Citing a recent report authored by a Christian scholar, Asif Aqeel, the think-tank maintains that “the data shows that the issue of forced conversion and marriage is much more complex than headlines in the media”, which has claimed that nearly 1,000 Hindu and Christian girls are being kidnapped, forcibly converted and married annually in Pakistan.

“No known organisation has ever verified that 1,000 non-Muslim girls are forced to convert every year,” said Aqeel.
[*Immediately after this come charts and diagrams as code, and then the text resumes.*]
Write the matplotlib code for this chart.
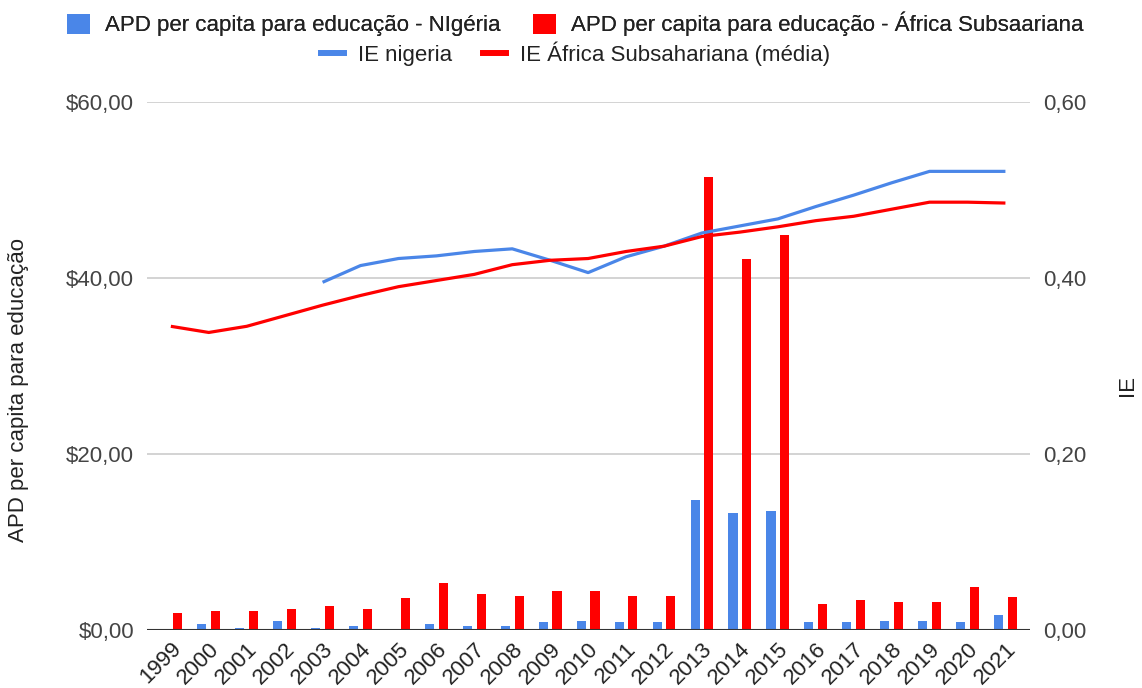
import matplotlib
matplotlib.use("Agg")
import matplotlib.pyplot as plt
import numpy as np
from matplotlib.ticker import FuncFormatter
from matplotlib.patches import Patch
from matplotlib.lines import Line2D

plt.rcParams['font.family'] = ['Liberation Sans', 'DejaVu Sans']

years = [str(y) for y in range(1999, 2022)]
apd_nigeria = [0.0, 0.64, 0.23, 1.06, 0.23, 0.45, 0.0, 0.64, 0.45, 0.45, 0.87, 1.06,
               0.87, 0.87, 14.8, 13.3, 13.5, 0.87, 0.87, 1.06, 1.06, 0.87, 1.7]
apd_ssa = [1.93, 2.12, 2.12, 2.35, 2.77, 2.35, 3.64, 5.34, 4.05, 3.83, 4.47, 4.47,
           3.83, 3.83, 51.5, 42.2, 44.9, 3.0, 3.45, 3.2, 3.2, 4.9, 3.8]
ie_nigeria = [None, None, None, None, 0.395, 0.414, 0.422, 0.425, 0.430, 0.433, 0.420, 0.406,
              0.424, 0.436, 0.451, 0.459, 0.467, 0.481, 0.494, 0.508, 0.521, 0.521, 0.521]
ie_ssa = [0.345, 0.338, 0.345, 0.357, 0.369, 0.380, 0.390, 0.397, 0.404, 0.415, 0.420, 0.422,
          0.430, 0.436, 0.447, 0.452, 0.458, 0.465, 0.470, 0.478, 0.486, 0.486, 0.485]

blue = '#4a86e8'
red = '#ff0000'
fs = 16

fig = plt.figure(figsize=(11.42, 6.88), dpi=100)
ax = fig.add_axes([0.129, 0.0843, 0.773, 0.7677])
ax2 = ax.twinx()

x = np.arange(len(years))
off = 0.18
w = 0.24
ax.bar(x - off, apd_nigeria, width=w, color=blue, zorder=3)
ax.bar(x + off, apd_ssa, width=w, color=red, zorder=3)

ie_n = np.array([np.nan if v is None else v for v in ie_nigeria])
ax2.plot(x, ie_n, color=blue, lw=2.3, solid_capstyle='butt', zorder=4)
ax2.plot(x, ie_ssa, color=red, lw=2.3, solid_capstyle='butt', zorder=4)

ax.set_ylim(0, 60)
ax2.set_ylim(0, 0.6)
ax.set_xlim(-0.62, 22.65)
ax.set_yticks([0, 20, 40, 60])
ax2.set_yticks([0, 0.2, 0.4, 0.6])
ax.yaxis.set_major_formatter(FuncFormatter(lambda v, p: "$%s" % ("%.2f" % v).replace('.', ',')))
ax2.yaxis.set_major_formatter(FuncFormatter(lambda v, p: ("%.2f" % v).replace('.', ',')))
ax.grid(axis='y', color='#cccccc', lw=1.2, zorder=0)
ax.set_axisbelow(True)

for a in (ax, ax2):
    for s in a.spines.values():
        s.set_visible(False)
    a.tick_params(length=0, labelsize=fs, colors='#444444')
ax.axhline(0, color='#333333', lw=1.5, zorder=5)

ax.set_xticks(x)
ax.set_xticklabels(years, rotation=45, ha='right', rotation_mode='anchor', fontsize=fs,
                   color='#222222')
ax.tick_params(axis='x', pad=6)
ax.tick_params(axis='y', pad=9.5)
ax2.tick_params(axis='y', pad=9.5)

fig.text(0.016, 0.433, 'APD per capita para educação', rotation=90, ha='center', va='center',
         fontsize=fs, color='#222222')
fig.text(0.987, 0.44, 'IE', rotation=90, ha='center', va='center', fontsize=fs, color='#222222')

h1 = [Patch(facecolor=blue, edgecolor='none'), Patch(facecolor=red, edgecolor='none')]
l1 = ['APD per capita para educação - NIgéria', 'APD per capita para educação - África Subsaariana']
leg1 = fig.legend(h1, l1, loc='center', bbox_to_anchor=(0.5035, 0.965), ncol=2, frameon=False,
                  fontsize=fs, handlelength=1.04, handleheight=1.0, handletextpad=0.68,
                  columnspacing=1.45, labelcolor='#222222', borderpad=0, borderaxespad=0)
h2 = [Line2D([], [], color=blue, lw=4.3), Line2D([], [], color=red, lw=4.3)]
l2 = ['IE nigeria', 'IE África Subsahariana (média)']
leg2 = fig.legend(h2, l2, loc='center', bbox_to_anchor=(0.504, 0.9215), ncol=2, frameon=False,
                  fontsize=fs, handlelength=1.05, handletextpad=0.63, columnspacing=1.4,
                  labelcolor='#222222', borderpad=0, borderaxespad=0)
fig.add_artist(leg1)

fig.savefig('out.png', dpi=100)
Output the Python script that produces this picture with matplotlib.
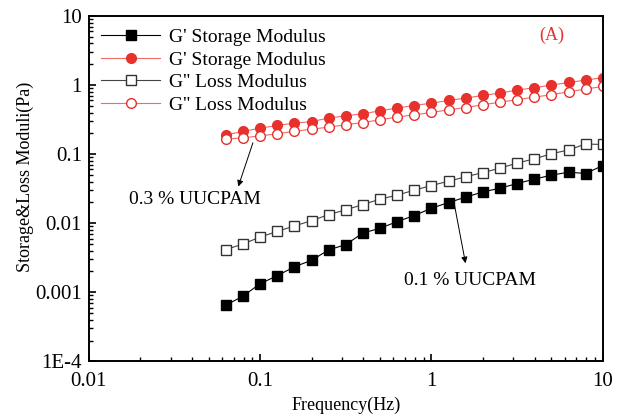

The study suggests that the problem of mass conversion of scheduled caste Hindus in Sindh has more to do with the socio-economic marginality of the converts than with religion.

Quoting some Dalit or lower caste Hindu activists, it says the narrative of “forced” conversion is projected by the privileged upper-caste Hindus to maintain their hegemony over the emerging political class of Dalits.

“There is no denying the fact that isolated incidents of forced conversions are reported involving criminal and exploiting elements,” Surendar Valasai, a veteran Dalit activist and a member of the Sindh Assembly, told the report author. “But since every conversion is treated by interest groups as forced, the real victim that is girls are also denied the required sympathy and justice in the media as well as by the society and government.”

Regional context

The study says the conversion of Hindu and Christian girls to Islam in Pakistan cannot be merely construed as social domination of Muslims or economic opportunities available to the majority population.

“Had it been so, there would have been several examples of Muslim conversions in India to Hinduism and their subsequent marriages with Hindus. On the contrary, the evident trend of individual and mass religious conversion in colonial and post-independence India is majorly towards Islam and Christianity,” it said.

Given this tendency and the fear of mass conversion of ‘lower caste’ Hindus, the Hindu rights activists have got anti-conversion laws passed in India, says the study. “Asma Jahangir, United Nations Special Rapporteur on freedom of religion or belief from 2004 to 2010, visited India in 2008 and reported that the laws were targeted at Christians and Muslims. She wrote in her report that the laws failed to clearly define what makes a conversion improper, and bestows on the authorities’ unfettered discretion to accept or reject the legitimacy of religious conversions.”

The demand for the passage of laws against ‘forced conversions’ in Pakistan should be seen in the generic context of Islamophobia at the global level, particularly in relation to the anti-conversion laws as passed by the Indian government, and further push for it in certain Indian states, it says.